When trying to promote young people’s wellbeing in school we are constantly faces with multi-faceted nature of wellbeing. With different aspects of wellbeing, all of which need to be promoted, where do we begin? It is not possible to improve students’ wellbeing single interventions or activities, rather it takes the development of a ‘culture’ of wellbeing throughout the whole school and the active involvement of everyone, to teach, model and support the culture in everything we do.
Sometimes this may even appear to conflict with other school priorities, such as academic standards. After all, unreasonably high expectations, testing or an over-emphasis on academic performance may actually undermine student wellbeing.
However, our school does have the freedom to make the changes to school life which might most benefit student wellbeing, including formal examinations and tests, the content of curricula, the length of the school day or the physical school environment.
We don’t have control over the out-of-school influences on student wellbeing. What happens in the home and the family, local communities or social media can have as much, if not more, influence on student wellbeing as anything in school. However, we hope that the learning school and home have provided will give each student a firm foundation to make the right and most healthy of choices.

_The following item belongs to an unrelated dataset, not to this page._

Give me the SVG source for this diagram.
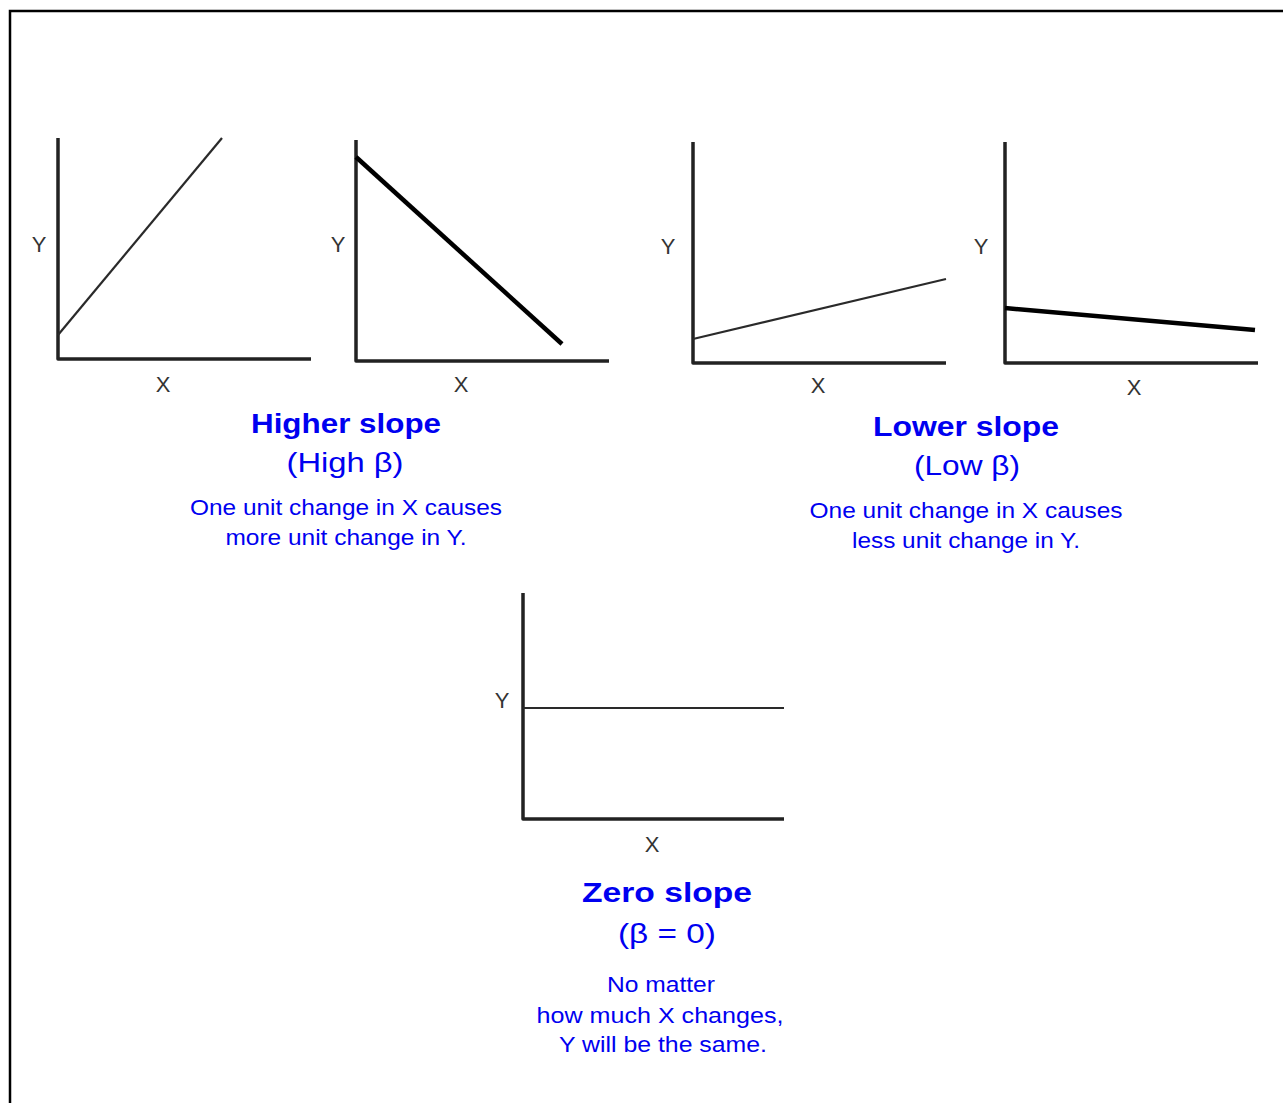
<svg xmlns="http://www.w3.org/2000/svg" width="1283" height="1103" viewBox="0 0 1283 1103">
<style>
.frame{fill:none;stroke:#000;stroke-width:2.5}
.axis{fill:none;stroke:#222;stroke-width:3.5;stroke-linejoin:round;stroke-linecap:butt}
.thin{fill:none;stroke:#2a2a2a;stroke-width:2.2}
.thick{fill:none;stroke:#000;stroke-width:4.5}
.lab{font-family:"Liberation Sans",Arial,sans-serif;font-size:22px;fill:#333;text-anchor:middle}
.ttl{font-family:"Liberation Sans",Arial,sans-serif;font-size:28px;font-weight:bold;fill:#0000f0;text-anchor:middle}
.sub{font-family:"Liberation Sans",Arial,sans-serif;font-size:28px;fill:#0000f0;text-anchor:middle}
.body{font-family:"Liberation Sans",Arial,sans-serif;font-size:22px;fill:#0000f0;text-anchor:middle}
</style>
<rect width="1283" height="1103" fill="#fff"/>
<path class="frame" d="M10,1103 V11 H1283"/>
<g id="graph-high-positive">
<path class="axis" d="M58,138 V359 H311"/>
<line class="thin" x1="58" y1="335" x2="222" y2="138"/>
<text class="lab" x="39" y="252">Y</text>
<text class="lab" x="163" y="392">X</text>
</g>
<g id="graph-high-negative">
<path class="axis" d="M356,140 V361 H609"/>
<line class="thick" x1="356" y1="157" x2="562" y2="344"/>
<text class="lab" x="338" y="252">Y</text>
<text class="lab" x="461" y="392">X</text>
</g>
<g id="graph-low-positive">
<path class="axis" d="M693,142 V363 H946"/>
<line class="thin" x1="693" y1="339" x2="946" y2="279"/>
<text class="lab" x="668" y="254">Y</text>
<text class="lab" x="818" y="393">X</text>
</g>
<g id="graph-low-negative">
<path class="axis" d="M1005,142 V363 H1258"/>
<line class="thick" x1="1005" y1="308" x2="1255" y2="330"/>
<text class="lab" x="981" y="254">Y</text>
<text class="lab" x="1134" y="395">X</text>
</g>
<g id="graph-zero">
<path class="axis" d="M523,593 V819 H784"/>
<line class="thin" x1="523" y1="708" x2="784" y2="708"/>
<text class="lab" x="502" y="708">Y</text>
<text class="lab" x="652" y="852">X</text>
</g>
<g id="caption-higher">
<text class="ttl" x="346" y="433" textLength="190" lengthAdjust="spacingAndGlyphs">Higher slope</text>
<text class="sub" x="345" y="472" textLength="117" lengthAdjust="spacingAndGlyphs">(High β)</text>
<text class="body" x="346" y="515" textLength="312" lengthAdjust="spacingAndGlyphs">One unit change in X causes</text>
<text class="body" x="346" y="545" textLength="241" lengthAdjust="spacingAndGlyphs">more unit change in Y.</text>
</g>
<g id="caption-lower">
<text class="ttl" x="966" y="436" textLength="186" lengthAdjust="spacingAndGlyphs">Lower slope</text>
<text class="sub" x="967" y="475" textLength="106" lengthAdjust="spacingAndGlyphs">(Low β)</text>
<text class="body" x="966" y="518" textLength="313" lengthAdjust="spacingAndGlyphs">One unit change in X causes</text>
<text class="body" x="966" y="548" textLength="228" lengthAdjust="spacingAndGlyphs">less unit change in Y.</text>
</g>
<g id="caption-zero">
<text class="ttl" x="667" y="902" textLength="170" lengthAdjust="spacingAndGlyphs">Zero slope</text>
<text class="sub" x="667" y="943" textLength="98" lengthAdjust="spacingAndGlyphs">(β = 0)</text>
<text class="body" x="661" y="992" textLength="108" lengthAdjust="spacingAndGlyphs">No matter</text>
<text class="body" x="660" y="1023" textLength="247" lengthAdjust="spacingAndGlyphs">how much X changes,</text>
<text class="body" x="663" y="1052" textLength="208" lengthAdjust="spacingAndGlyphs">Y will be the same.</text>
</g>
<g id="connectors"></g>
</svg>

Developing wellbeing in students is made easier when school staff themselves have a positive sense of wellbeing. Wellbeing at work is strongly related workload, quality of professional relationships, level of autonomy, clarity about one’s role, availability of support and the opportunity to be involved in changes which affect one’s professional life. Our school works hard to provide a workplace that provides as much as it can for it staff, however difficult this may seem.